SUPPLIED INFORMATION ->
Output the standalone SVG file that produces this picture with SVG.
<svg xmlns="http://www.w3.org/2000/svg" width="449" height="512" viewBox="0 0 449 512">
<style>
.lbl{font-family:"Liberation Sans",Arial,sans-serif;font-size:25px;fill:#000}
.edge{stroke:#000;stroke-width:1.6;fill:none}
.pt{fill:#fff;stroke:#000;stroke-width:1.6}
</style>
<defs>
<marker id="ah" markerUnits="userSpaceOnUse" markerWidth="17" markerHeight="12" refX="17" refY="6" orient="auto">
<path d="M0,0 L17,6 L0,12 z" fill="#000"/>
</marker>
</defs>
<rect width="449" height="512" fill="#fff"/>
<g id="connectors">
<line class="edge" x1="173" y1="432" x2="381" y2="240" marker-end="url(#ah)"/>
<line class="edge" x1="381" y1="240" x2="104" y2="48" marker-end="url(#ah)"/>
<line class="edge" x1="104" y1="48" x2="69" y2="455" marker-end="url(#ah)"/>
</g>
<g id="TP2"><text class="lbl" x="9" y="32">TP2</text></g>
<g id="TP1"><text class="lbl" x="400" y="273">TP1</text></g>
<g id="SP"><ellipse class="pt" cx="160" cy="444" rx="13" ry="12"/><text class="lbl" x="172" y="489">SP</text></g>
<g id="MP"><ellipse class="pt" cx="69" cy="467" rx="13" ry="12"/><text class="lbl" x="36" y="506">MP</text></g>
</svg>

SET EXERCISE ->
Write the data from above out again, exactly.

RIGHT ANSWER ->
Output the standalone SVG file that produces this picture with SVG.
<svg xmlns="http://www.w3.org/2000/svg" width="449" height="512" viewBox="0 0 449 512">
<style>
.lbl{font-family:"Liberation Sans",Arial,sans-serif;font-size:25px;fill:#000}
.edge{stroke:#000;stroke-width:1.6;fill:none}
.pt{fill:#fff;stroke:#000;stroke-width:1.6}
</style>
<defs>
<marker id="ah" markerUnits="userSpaceOnUse" markerWidth="17" markerHeight="12" refX="17" refY="6" orient="auto">
<path d="M0,0 L17,6 L0,12 z" fill="#000"/>
</marker>
</defs>
<rect width="449" height="512" fill="#fff"/>
<g id="connectors">
<line class="edge" x1="173" y1="432" x2="381" y2="240" marker-end="url(#ah)"/>
<line class="edge" x1="381" y1="240" x2="104" y2="48" marker-end="url(#ah)"/>
<line class="edge" x1="104" y1="48" x2="69" y2="455" marker-end="url(#ah)"/>
</g>
<g id="TP2"><text class="lbl" x="9" y="32">TP2</text></g>
<g id="TP1"><text class="lbl" x="400" y="273">TP1</text></g>
<g id="SP"><ellipse class="pt" cx="160" cy="444" rx="13" ry="12"/><text class="lbl" x="172" y="489">SP</text></g>
<g id="MP"><ellipse class="pt" cx="69" cy="467" rx="13" ry="12"/><text class="lbl" x="36" y="506">MP</text></g>
</svg>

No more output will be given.